Instruction
Identify the lines bearing the string "with" and gather them.

Records
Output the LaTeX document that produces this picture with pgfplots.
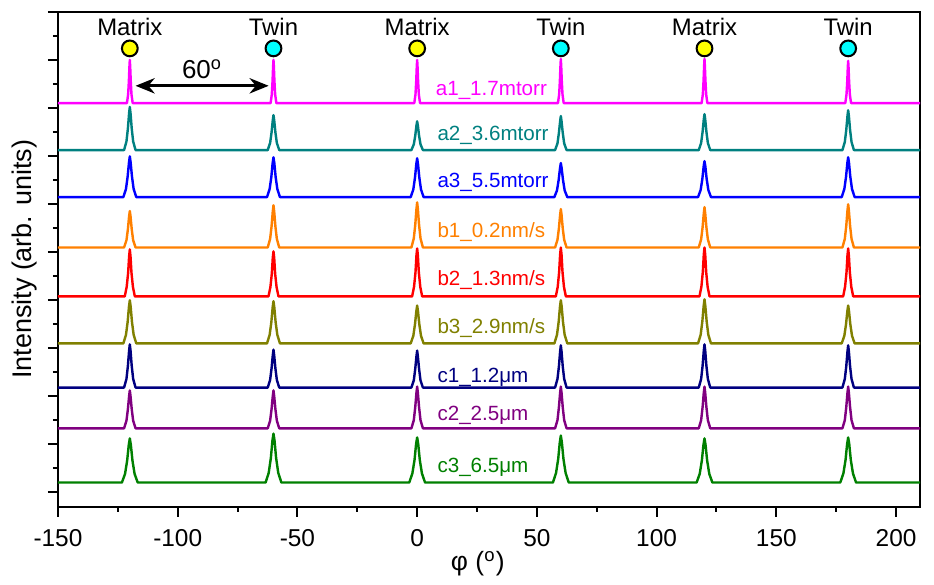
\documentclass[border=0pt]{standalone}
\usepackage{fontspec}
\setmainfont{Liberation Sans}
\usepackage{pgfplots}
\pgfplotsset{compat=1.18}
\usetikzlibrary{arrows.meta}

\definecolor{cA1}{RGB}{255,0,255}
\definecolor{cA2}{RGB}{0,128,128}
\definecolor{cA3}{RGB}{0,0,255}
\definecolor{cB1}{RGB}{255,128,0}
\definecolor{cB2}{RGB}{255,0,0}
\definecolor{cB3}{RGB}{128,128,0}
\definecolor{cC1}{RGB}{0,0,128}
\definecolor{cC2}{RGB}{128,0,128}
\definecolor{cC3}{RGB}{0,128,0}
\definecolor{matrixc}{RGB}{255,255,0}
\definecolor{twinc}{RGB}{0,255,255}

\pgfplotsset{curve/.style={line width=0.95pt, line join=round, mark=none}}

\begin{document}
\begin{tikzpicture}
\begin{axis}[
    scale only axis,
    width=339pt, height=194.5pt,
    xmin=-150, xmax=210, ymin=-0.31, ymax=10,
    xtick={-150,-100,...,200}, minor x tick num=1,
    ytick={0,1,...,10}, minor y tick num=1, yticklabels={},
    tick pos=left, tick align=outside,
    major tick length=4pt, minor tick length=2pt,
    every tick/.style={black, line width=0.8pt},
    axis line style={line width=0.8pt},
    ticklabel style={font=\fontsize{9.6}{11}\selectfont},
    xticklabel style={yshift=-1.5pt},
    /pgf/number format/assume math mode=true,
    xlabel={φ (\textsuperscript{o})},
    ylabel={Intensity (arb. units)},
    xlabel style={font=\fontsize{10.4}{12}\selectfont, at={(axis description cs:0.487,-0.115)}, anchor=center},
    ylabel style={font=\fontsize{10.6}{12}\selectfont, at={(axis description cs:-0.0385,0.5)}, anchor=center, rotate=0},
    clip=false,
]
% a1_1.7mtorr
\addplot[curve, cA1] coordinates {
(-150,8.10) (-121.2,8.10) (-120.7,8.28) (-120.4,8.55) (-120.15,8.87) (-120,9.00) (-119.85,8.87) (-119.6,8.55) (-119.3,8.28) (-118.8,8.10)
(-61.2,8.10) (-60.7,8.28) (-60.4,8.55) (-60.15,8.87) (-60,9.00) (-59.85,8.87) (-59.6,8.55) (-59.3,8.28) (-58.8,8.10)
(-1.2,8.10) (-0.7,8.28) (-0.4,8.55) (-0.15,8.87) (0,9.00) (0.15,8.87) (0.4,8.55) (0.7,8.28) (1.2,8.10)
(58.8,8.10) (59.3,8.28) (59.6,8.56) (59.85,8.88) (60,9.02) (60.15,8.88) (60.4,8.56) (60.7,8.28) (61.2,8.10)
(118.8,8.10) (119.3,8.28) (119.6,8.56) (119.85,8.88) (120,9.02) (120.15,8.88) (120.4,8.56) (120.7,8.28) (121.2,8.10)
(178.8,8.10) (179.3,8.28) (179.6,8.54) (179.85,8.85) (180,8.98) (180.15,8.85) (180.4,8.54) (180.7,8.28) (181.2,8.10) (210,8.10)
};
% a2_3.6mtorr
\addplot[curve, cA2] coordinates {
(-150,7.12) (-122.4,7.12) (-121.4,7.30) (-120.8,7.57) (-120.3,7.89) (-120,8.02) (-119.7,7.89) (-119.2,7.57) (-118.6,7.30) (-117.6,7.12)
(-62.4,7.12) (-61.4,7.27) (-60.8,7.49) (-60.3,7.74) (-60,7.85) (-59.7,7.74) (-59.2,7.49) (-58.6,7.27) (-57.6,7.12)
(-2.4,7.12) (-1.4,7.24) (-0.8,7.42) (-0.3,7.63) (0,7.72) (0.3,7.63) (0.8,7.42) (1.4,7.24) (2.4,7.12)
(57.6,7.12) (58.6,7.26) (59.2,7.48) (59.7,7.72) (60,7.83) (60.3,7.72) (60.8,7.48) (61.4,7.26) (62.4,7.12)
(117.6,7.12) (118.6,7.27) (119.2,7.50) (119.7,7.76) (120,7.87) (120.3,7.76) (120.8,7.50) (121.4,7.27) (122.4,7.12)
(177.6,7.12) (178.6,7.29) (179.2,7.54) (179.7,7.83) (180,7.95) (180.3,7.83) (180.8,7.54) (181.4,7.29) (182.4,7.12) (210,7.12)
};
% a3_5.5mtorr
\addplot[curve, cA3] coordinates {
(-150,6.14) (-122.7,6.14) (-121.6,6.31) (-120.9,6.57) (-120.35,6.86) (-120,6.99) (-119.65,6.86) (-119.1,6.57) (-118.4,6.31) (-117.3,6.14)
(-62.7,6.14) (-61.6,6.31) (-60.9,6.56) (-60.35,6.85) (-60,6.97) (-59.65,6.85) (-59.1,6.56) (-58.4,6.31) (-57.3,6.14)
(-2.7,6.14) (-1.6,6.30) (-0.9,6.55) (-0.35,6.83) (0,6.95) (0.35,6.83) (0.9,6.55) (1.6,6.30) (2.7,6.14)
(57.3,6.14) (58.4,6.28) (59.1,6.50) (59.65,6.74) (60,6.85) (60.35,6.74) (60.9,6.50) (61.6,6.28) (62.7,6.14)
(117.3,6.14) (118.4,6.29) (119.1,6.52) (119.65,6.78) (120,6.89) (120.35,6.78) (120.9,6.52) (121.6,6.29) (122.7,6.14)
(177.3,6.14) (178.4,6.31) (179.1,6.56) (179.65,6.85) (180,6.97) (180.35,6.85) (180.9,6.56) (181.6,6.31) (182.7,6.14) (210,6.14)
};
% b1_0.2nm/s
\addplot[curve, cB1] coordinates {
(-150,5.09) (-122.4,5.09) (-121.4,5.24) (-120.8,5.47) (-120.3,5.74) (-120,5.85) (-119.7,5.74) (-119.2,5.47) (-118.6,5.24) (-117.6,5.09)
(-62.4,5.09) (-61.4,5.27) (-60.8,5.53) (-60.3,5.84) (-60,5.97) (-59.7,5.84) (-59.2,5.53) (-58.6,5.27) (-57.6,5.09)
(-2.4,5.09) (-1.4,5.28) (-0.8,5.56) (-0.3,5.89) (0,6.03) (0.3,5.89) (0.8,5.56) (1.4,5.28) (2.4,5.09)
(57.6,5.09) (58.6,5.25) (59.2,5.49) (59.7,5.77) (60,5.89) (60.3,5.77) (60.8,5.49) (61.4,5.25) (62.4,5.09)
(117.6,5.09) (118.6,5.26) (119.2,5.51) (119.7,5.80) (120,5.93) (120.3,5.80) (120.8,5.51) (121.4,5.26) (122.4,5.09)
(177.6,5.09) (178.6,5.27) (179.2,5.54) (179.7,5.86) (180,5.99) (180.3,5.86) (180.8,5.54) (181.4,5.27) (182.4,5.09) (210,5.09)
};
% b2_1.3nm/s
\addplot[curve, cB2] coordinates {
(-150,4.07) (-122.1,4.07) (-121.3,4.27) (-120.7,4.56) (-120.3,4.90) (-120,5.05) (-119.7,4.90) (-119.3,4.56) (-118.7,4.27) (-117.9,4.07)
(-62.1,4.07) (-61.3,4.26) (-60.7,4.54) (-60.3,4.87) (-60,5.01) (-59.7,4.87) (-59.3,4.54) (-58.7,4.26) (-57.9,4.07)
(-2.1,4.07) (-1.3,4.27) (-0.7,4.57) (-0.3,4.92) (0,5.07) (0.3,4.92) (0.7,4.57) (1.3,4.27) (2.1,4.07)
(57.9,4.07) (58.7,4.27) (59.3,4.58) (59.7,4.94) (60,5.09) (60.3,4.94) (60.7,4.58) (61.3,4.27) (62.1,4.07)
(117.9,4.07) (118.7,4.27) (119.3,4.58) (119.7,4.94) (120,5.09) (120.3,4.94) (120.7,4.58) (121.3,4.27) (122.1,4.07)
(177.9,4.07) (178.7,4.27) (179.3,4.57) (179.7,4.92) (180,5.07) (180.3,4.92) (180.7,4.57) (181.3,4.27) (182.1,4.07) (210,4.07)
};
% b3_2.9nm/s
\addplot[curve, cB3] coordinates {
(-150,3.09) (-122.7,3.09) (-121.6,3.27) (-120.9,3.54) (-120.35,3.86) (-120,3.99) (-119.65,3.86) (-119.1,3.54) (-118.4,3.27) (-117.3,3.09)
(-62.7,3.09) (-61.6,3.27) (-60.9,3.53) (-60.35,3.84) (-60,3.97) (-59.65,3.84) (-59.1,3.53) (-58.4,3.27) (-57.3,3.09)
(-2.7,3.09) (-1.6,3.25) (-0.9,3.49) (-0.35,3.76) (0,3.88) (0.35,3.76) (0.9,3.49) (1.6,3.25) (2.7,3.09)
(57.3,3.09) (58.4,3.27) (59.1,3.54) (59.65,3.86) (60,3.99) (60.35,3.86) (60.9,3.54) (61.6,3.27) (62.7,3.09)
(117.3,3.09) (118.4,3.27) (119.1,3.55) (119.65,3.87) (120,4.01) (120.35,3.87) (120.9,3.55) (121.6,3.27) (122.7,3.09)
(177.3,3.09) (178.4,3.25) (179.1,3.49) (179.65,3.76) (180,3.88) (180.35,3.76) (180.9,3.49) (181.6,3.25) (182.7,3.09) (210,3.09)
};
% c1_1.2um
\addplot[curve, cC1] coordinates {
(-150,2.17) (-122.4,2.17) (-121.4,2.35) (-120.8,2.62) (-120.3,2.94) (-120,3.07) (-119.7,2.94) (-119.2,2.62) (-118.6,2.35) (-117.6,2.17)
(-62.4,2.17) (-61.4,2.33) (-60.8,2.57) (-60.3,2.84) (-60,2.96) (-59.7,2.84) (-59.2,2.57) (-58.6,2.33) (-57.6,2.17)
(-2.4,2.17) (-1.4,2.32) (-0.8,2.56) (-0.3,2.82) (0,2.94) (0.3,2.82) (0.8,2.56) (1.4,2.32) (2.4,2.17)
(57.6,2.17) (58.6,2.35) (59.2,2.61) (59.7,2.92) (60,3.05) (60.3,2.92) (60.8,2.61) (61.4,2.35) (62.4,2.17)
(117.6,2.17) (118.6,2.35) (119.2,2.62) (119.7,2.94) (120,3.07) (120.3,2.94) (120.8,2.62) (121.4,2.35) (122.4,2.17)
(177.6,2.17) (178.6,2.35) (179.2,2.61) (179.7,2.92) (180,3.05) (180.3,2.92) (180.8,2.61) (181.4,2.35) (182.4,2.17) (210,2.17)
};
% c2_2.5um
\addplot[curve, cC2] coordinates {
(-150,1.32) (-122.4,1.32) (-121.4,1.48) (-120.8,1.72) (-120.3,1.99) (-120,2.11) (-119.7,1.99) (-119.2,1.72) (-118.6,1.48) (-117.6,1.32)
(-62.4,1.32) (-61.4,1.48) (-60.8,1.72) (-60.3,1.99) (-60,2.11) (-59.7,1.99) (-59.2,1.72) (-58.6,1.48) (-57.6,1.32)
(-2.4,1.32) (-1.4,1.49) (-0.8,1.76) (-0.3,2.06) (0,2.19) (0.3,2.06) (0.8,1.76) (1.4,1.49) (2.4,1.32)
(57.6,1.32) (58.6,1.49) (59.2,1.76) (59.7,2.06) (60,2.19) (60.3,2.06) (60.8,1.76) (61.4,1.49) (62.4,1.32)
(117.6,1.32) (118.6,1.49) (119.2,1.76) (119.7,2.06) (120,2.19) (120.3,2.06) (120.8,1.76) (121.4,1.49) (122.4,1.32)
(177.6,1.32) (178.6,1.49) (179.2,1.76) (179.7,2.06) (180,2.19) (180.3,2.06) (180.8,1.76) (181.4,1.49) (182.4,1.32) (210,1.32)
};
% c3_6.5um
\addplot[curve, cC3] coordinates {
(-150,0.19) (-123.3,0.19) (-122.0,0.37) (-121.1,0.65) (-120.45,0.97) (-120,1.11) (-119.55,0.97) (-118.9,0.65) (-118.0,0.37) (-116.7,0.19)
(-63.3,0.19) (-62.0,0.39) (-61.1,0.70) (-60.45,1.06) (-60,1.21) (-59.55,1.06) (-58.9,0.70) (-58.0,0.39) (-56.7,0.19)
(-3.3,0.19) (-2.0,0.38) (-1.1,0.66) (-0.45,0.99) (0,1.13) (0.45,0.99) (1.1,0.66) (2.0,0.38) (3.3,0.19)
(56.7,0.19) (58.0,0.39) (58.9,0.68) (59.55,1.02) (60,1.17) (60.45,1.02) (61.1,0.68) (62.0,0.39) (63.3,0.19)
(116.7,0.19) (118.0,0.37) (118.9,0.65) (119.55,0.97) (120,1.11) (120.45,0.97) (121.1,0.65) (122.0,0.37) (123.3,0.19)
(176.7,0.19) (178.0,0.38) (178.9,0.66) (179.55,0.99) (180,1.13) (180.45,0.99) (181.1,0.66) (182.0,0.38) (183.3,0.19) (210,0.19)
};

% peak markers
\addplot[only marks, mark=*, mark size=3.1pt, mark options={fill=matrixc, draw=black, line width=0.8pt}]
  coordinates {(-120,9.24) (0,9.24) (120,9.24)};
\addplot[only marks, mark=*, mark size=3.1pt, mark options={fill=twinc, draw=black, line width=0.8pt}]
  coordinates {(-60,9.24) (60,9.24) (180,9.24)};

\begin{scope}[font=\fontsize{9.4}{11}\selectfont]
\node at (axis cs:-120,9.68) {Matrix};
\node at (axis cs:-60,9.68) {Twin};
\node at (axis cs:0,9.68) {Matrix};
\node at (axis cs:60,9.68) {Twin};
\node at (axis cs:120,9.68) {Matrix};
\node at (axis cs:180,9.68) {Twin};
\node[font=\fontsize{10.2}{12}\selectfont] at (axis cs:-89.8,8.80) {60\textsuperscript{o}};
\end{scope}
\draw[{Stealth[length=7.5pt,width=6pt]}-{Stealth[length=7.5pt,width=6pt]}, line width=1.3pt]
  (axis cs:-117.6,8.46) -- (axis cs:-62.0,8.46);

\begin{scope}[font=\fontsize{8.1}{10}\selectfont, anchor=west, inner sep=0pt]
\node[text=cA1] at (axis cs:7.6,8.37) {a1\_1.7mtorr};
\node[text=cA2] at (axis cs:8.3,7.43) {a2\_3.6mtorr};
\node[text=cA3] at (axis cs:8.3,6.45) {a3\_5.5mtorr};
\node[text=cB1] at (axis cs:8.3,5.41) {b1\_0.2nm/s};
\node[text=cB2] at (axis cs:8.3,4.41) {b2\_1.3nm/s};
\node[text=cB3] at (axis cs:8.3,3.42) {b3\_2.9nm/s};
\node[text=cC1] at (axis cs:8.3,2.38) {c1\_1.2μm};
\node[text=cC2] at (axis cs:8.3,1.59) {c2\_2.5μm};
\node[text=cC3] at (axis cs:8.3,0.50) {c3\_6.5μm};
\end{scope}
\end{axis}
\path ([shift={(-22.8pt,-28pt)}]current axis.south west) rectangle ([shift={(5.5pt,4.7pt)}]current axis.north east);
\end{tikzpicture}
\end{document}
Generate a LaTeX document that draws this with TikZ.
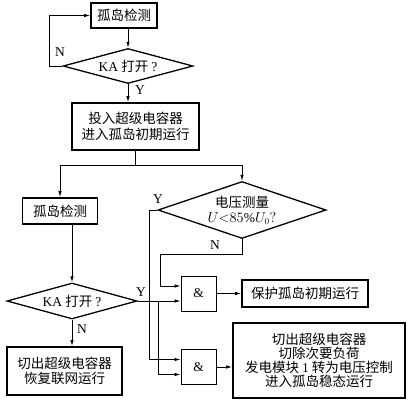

Response
Output the LaTeX document that produces this picture with pgfplots.
Generate a LaTeX document that draws this with TikZ.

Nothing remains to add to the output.